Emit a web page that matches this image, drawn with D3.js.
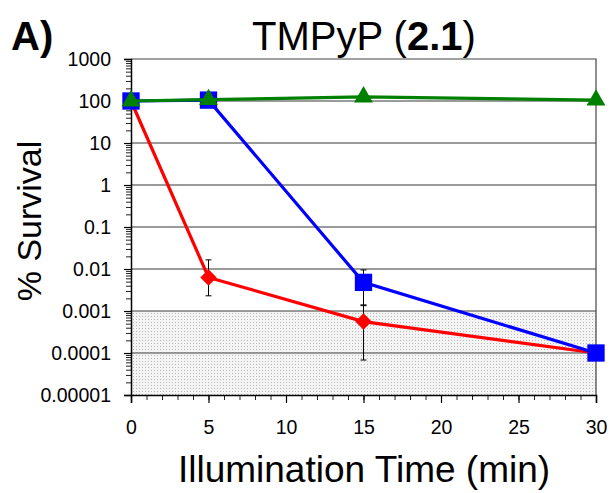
<!DOCTYPE html>
<html>
<head>
<meta charset="utf-8">
<script src="https://cdn.jsdelivr.net/npm/d3@7"></script>
<style>
  body { margin: 0; background: #fff; }
  svg { font-family: "Liberation Sans", Arial, sans-serif; }
</style>
</head>
<body>
<div id="chart"></div>
<script>
// data
let times = [0, 5, 15, 30];
let redValues = [100, 0.0063, 0.00056, 0.0001];
let redErrLow = [null, 0.0023, 0.000068, null];
let redErrHigh = [null, 0.0165, 0.00134, null];
let blueValues = [100, 105, 0.0048, 0.0001];
let blueErrLow = [null, null, 0.0014, null];
let blueErrHigh = [null, null, 0.0095, null];
let greenValues = [100, 108, 125, 105];
let yTickValues = [1000, 100, 10, 1, 0.1, 0.01, 0.001, 0.0001, 0.00001];
let yTickLabels = ['1000', '100', '10', '1', '0.1', '0.01', '0.001', '0.0001', '0.00001'];
let xTickValues = [0, 5, 10, 15, 20, 25, 30];

let width = 612, height = 493;
let plotLeft = 131, plotRight = 596, plotTop = 59, plotBottom = 395;

let svg = d3.select('#chart').append('svg')
    .attr('width', width)
    .attr('height', height);

let x = d3.scaleLinear().domain([0, 30]).range([plotLeft, plotRight]);
let y = d3.scaleLog().domain([0.00001, 1000]).range([plotBottom, plotTop]);

// dotted fill for the detection limit area
let defs = svg.append('defs');
let pat = defs.append('pattern')
    .attr('id', 'dots')
    .attr('patternUnits', 'userSpaceOnUse')
    .attr('width', 3).attr('height', 3);
pat.append('rect').attr('width', 3).attr('height', 3).attr('fill', '#f4f4f4');
pat.append('rect').attr('x', 1).attr('y', 1).attr('width', 1).attr('height', 1).attr('fill', '#b8b8b8');

svg.append('rect')
    .attr('x', x(0))
    .attr('y', y(0.001))
    .attr('width', x(30) - x(0))
    .attr('height', y(0.00001) - y(0.001))
    .attr('fill', 'url(#dots)');

// gridlines
svg.append('g')
    .selectAll('line')
    .data(yTickValues.filter(d => d < 1000 && d > 0.00001))
    .enter()
    .append('line')
    .attr('x1', x(0)).attr('x2', x(30))
    .attr('y1', d => y(d)).attr('y2', d => y(d))
    .attr('stroke', '#7a7a7a')
    .attr('stroke-width', 1.5);

// top and right border
svg.append('path')
    .attr('d', 'M' + x(0) + ',' + y(1000) + 'H' + x(30) + 'V' + y(0.00001))
    .attr('fill', 'none')
    .attr('stroke', '#444')
    .attr('stroke-width', 1.2);

// y axis with log minor ticks
let minorY = [];
for (let e = -5; e < 3; e++) {
  for (let m = 2; m <= 9; m++) minorY.push(m * Math.pow(10, e));
}
let yAxisMinor = d3.axisLeft(y).tickValues(minorY).tickSize(5).tickFormat('');
svg.append('g')
    .attr('transform', 'translate(' + plotLeft + ',0)')
    .call(yAxisMinor)
    .call(g => g.select('.domain').remove())
    .call(g => g.selectAll('line').attr('stroke', '#222'));

let yAxis = d3.axisLeft(y)
    .tickValues(yTickValues)
    .tickSize(7)
    .tickPadding(13)
    .tickFormat((d, i) => yTickLabels[i]);
svg.append('g')
    .attr('transform', 'translate(' + plotLeft + ',0)')
    .call(yAxis)
    .call(g => g.select('.domain').attr('stroke', '#000').attr('stroke-width', 1.5))
    .call(g => g.selectAll('line').attr('stroke', '#000').attr('stroke-width', 1.2))
    .call(g => g.selectAll('text').attr('font-size', 19.5).attr('fill', '#000')
        .attr('font-family', '"Liberation Sans", Arial, sans-serif'));

// x axis
let xAxisMinor = d3.axisBottom(x).tickValues(d3.range(0, 31, 1)).tickSize(5).tickFormat('');
svg.append('g')
    .attr('transform', 'translate(0,' + plotBottom + ')')
    .call(xAxisMinor)
    .call(g => g.select('.domain').remove())
    .call(g => g.selectAll('line').attr('stroke', '#222'));

let xAxis = d3.axisBottom(x).tickValues(xTickValues).tickSize(8).tickPadding(17);
svg.append('g')
    .attr('transform', 'translate(0,' + plotBottom + ')')
    .call(xAxis)
    .call(g => g.select('.domain').attr('stroke', '#000').attr('stroke-width', 1.5))
    .call(g => g.selectAll('line').attr('stroke', '#000').attr('stroke-width', 1.2))
    .call(g => g.selectAll('text').attr('font-size', 19.5).attr('fill', '#000')
        .attr('font-family', '"Liberation Sans", Arial, sans-serif'));

// error bars
function errorBars(lo, hi) {
  let rows = times.map((t, i) => ({ t: t, lo: lo[i], hi: hi[i] }))
      .filter(d => d.lo != null);
  let g = svg.append('g').attr('stroke', '#000').attr('stroke-width', 1);
  rows.forEach(d => {
    g.append('line').attr('x1', x(d.t)).attr('x2', x(d.t)).attr('y1', y(d.hi)).attr('y2', y(d.lo));
    g.append('line').attr('x1', x(d.t) - 3).attr('x2', x(d.t) + 3).attr('y1', y(d.hi)).attr('y2', y(d.hi));
    g.append('line').attr('x1', x(d.t) - 3).attr('x2', x(d.t) + 3).attr('y1', y(d.lo)).attr('y2', y(d.lo));
  });
}
errorBars(redErrLow, redErrHigh);
errorBars(blueErrLow, blueErrHigh);

let line = d3.line().x(d => x(d[0])).y(d => y(d[1]));

function series(vals, color, symbol, size, rotate) {
  let pts = times.map((t, i) => [t, vals[i]]);
  svg.append('path')
      .attr('d', line(pts))
      .attr('fill', 'none')
      .attr('stroke', color)
      .attr('stroke-width', 3.2);
  svg.append('g')
      .selectAll('path')
      .data(pts)
      .enter()
      .append('path')
      .attr('transform', d => 'translate(' + x(d[0]) + ',' + y(d[1]) + ') rotate(' + rotate + ')')
      .attr('d', d3.symbol().type(symbol).size(size))
      .attr('fill', color);
}

// red diamonds are squares turned 45 degrees
series(redValues, '#ff0000', d3.symbolSquare, 135, 45);
series(blueValues, '#0000ff', d3.symbolSquare, 300, 0);
series(greenValues, '#008000', d3.symbolTriangle, 155, 0);

// titles
let title = svg.append('text')
    .attr('x', 364).attr('y', 50)
    .attr('text-anchor', 'middle')
    .attr('font-size', 40)
    .attr('fill', '#000');
title.append('tspan').text('TMPyP (');
title.append('tspan').attr('font-weight', 'bold').text('2.1');
title.append('tspan').text(')');

svg.append('text')
    .attr('x', 11).attr('y', 50)
    .attr('font-size', 40)
    .attr('font-weight', 'bold')
    .text('A)');

svg.append('text')
    .attr('x', 364).attr('y', 482)
    .attr('text-anchor', 'middle')
    .attr('font-size', 37)
    .text('Illumination Time (min)');

svg.append('text')
    .attr('transform', 'translate(41,' + 221 + ') rotate(-90)')
    .attr('text-anchor', 'middle')
    .attr('font-size', 34)
    .text('% Survival');
</script>
</body>
</html>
***
▶ GIVEN REQUEST:
Copy out the listing exactly as it stands, but not the pictures.

▶ COMPLETED TASK:
Emit a web page that matches this image, drawn with D3.js.
<!DOCTYPE html>
<html>
<head>
<meta charset="utf-8">
<script src="https://cdn.jsdelivr.net/npm/d3@7"></script>
<style>
  body { margin: 0; background: #fff; }
  svg { font-family: "Liberation Sans", Arial, sans-serif; }
</style>
</head>
<body>
<div id="chart"></div>
<script>
// data
let times = [0, 5, 15, 30];
let redValues = [100, 0.0063, 0.00056, 0.0001];
let redErrLow = [null, 0.0023, 0.000068, null];
let redErrHigh = [null, 0.0165, 0.00134, null];
let blueValues = [100, 105, 0.0048, 0.0001];
let blueErrLow = [null, null, 0.0014, null];
let blueErrHigh = [null, null, 0.0095, null];
let greenValues = [100, 108, 125, 105];
let yTickValues = [1000, 100, 10, 1, 0.1, 0.01, 0.001, 0.0001, 0.00001];
let yTickLabels = ['1000', '100', '10', '1', '0.1', '0.01', '0.001', '0.0001', '0.00001'];
let xTickValues = [0, 5, 10, 15, 20, 25, 30];

let width = 612, height = 493;
let plotLeft = 131, plotRight = 596, plotTop = 59, plotBottom = 395;

let svg = d3.select('#chart').append('svg')
    .attr('width', width)
    .attr('height', height);

let x = d3.scaleLinear().domain([0, 30]).range([plotLeft, plotRight]);
let y = d3.scaleLog().domain([0.00001, 1000]).range([plotBottom, plotTop]);

// dotted fill for the detection limit area
let defs = svg.append('defs');
let pat = defs.append('pattern')
    .attr('id', 'dots')
    .attr('patternUnits', 'userSpaceOnUse')
    .attr('width', 3).attr('height', 3);
pat.append('rect').attr('width', 3).attr('height', 3).attr('fill', '#f4f4f4');
pat.append('rect').attr('x', 1).attr('y', 1).attr('width', 1).attr('height', 1).attr('fill', '#b8b8b8');

svg.append('rect')
    .attr('x', x(0))
    .attr('y', y(0.001))
    .attr('width', x(30) - x(0))
    .attr('height', y(0.00001) - y(0.001))
    .attr('fill', 'url(#dots)');

// gridlines
svg.append('g')
    .selectAll('line')
    .data(yTickValues.filter(d => d < 1000 && d > 0.00001))
    .enter()
    .append('line')
    .attr('x1', x(0)).attr('x2', x(30))
    .attr('y1', d => y(d)).attr('y2', d => y(d))
    .attr('stroke', '#7a7a7a')
    .attr('stroke-width', 1.5);

// top and right border
svg.append('path')
    .attr('d', 'M' + x(0) + ',' + y(1000) + 'H' + x(30) + 'V' + y(0.00001))
    .attr('fill', 'none')
    .attr('stroke', '#444')
    .attr('stroke-width', 1.2);

// y axis with log minor ticks
let minorY = [];
for (let e = -5; e < 3; e++) {
  for (let m = 2; m <= 9; m++) minorY.push(m * Math.pow(10, e));
}
let yAxisMinor = d3.axisLeft(y).tickValues(minorY).tickSize(5).tickFormat('');
svg.append('g')
    .attr('transform', 'translate(' + plotLeft + ',0)')
    .call(yAxisMinor)
    .call(g => g.select('.domain').remove())
    .call(g => g.selectAll('line').attr('stroke', '#222'));

let yAxis = d3.axisLeft(y)
    .tickValues(yTickValues)
    .tickSize(7)
    .tickPadding(13)
    .tickFormat((d, i) => yTickLabels[i]);
svg.append('g')
    .attr('transform', 'translate(' + plotLeft + ',0)')
    .call(yAxis)
    .call(g => g.select('.domain').attr('stroke', '#000').attr('stroke-width', 1.5))
    .call(g => g.selectAll('line').attr('stroke', '#000').attr('stroke-width', 1.2))
    .call(g => g.selectAll('text').attr('font-size', 19.5).attr('fill', '#000')
        .attr('font-family', '"Liberation Sans", Arial, sans-serif'));

// x axis
let xAxisMinor = d3.axisBottom(x).tickValues(d3.range(0, 31, 1)).tickSize(5).tickFormat('');
svg.append('g')
    .attr('transform', 'translate(0,' + plotBottom + ')')
    .call(xAxisMinor)
    .call(g => g.select('.domain').remove())
    .call(g => g.selectAll('line').attr('stroke', '#222'));

let xAxis = d3.axisBottom(x).tickValues(xTickValues).tickSize(8).tickPadding(17);
svg.append('g')
    .attr('transform', 'translate(0,' + plotBottom + ')')
    .call(xAxis)
    .call(g => g.select('.domain').attr('stroke', '#000').attr('stroke-width', 1.5))
    .call(g => g.selectAll('line').attr('stroke', '#000').attr('stroke-width', 1.2))
    .call(g => g.selectAll('text').attr('font-size', 19.5).attr('fill', '#000')
        .attr('font-family', '"Liberation Sans", Arial, sans-serif'));

// error bars
function errorBars(lo, hi) {
  let rows = times.map((t, i) => ({ t: t, lo: lo[i], hi: hi[i] }))
      .filter(d => d.lo != null);
  let g = svg.append('g').attr('stroke', '#000').attr('stroke-width', 1);
  rows.forEach(d => {
    g.append('line').attr('x1', x(d.t)).attr('x2', x(d.t)).attr('y1', y(d.hi)).attr('y2', y(d.lo));
    g.append('line').attr('x1', x(d.t) - 3).attr('x2', x(d.t) + 3).attr('y1', y(d.hi)).attr('y2', y(d.hi));
    g.append('line').attr('x1', x(d.t) - 3).attr('x2', x(d.t) + 3).attr('y1', y(d.lo)).attr('y2', y(d.lo));
  });
}
errorBars(redErrLow, redErrHigh);
errorBars(blueErrLow, blueErrHigh);

let line = d3.line().x(d => x(d[0])).y(d => y(d[1]));

function series(vals, color, symbol, size, rotate) {
  let pts = times.map((t, i) => [t, vals[i]]);
  svg.append('path')
      .attr('d', line(pts))
      .attr('fill', 'none')
      .attr('stroke', color)
      .attr('stroke-width', 3.2);
  svg.append('g')
      .selectAll('path')
      .data(pts)
      .enter()
      .append('path')
      .attr('transform', d => 'translate(' + x(d[0]) + ',' + y(d[1]) + ') rotate(' + rotate + ')')
      .attr('d', d3.symbol().type(symbol).size(size))
      .attr('fill', color);
}

// red diamonds are squares turned 45 degrees
series(redValues, '#ff0000', d3.symbolSquare, 135, 45);
series(blueValues, '#0000ff', d3.symbolSquare, 300, 0);
series(greenValues, '#008000', d3.symbolTriangle, 155, 0);

// titles
let title = svg.append('text')
    .attr('x', 364).attr('y', 50)
    .attr('text-anchor', 'middle')
    .attr('font-size', 40)
    .attr('fill', '#000');
title.append('tspan').text('TMPyP (');
title.append('tspan').attr('font-weight', 'bold').text('2.1');
title.append('tspan').text(')');

svg.append('text')
    .attr('x', 11).attr('y', 50)
    .attr('font-size', 40)
    .attr('font-weight', 'bold')
    .text('A)');

svg.append('text')
    .attr('x', 364).attr('y', 482)
    .attr('text-anchor', 'middle')
    .attr('font-size', 37)
    .text('Illumination Time (min)');

svg.append('text')
    .attr('transform', 'translate(41,' + 221 + ') rotate(-90)')
    .attr('text-anchor', 'middle')
    .attr('font-size', 34)
    .text('% Survival');
</script>
</body>
</html>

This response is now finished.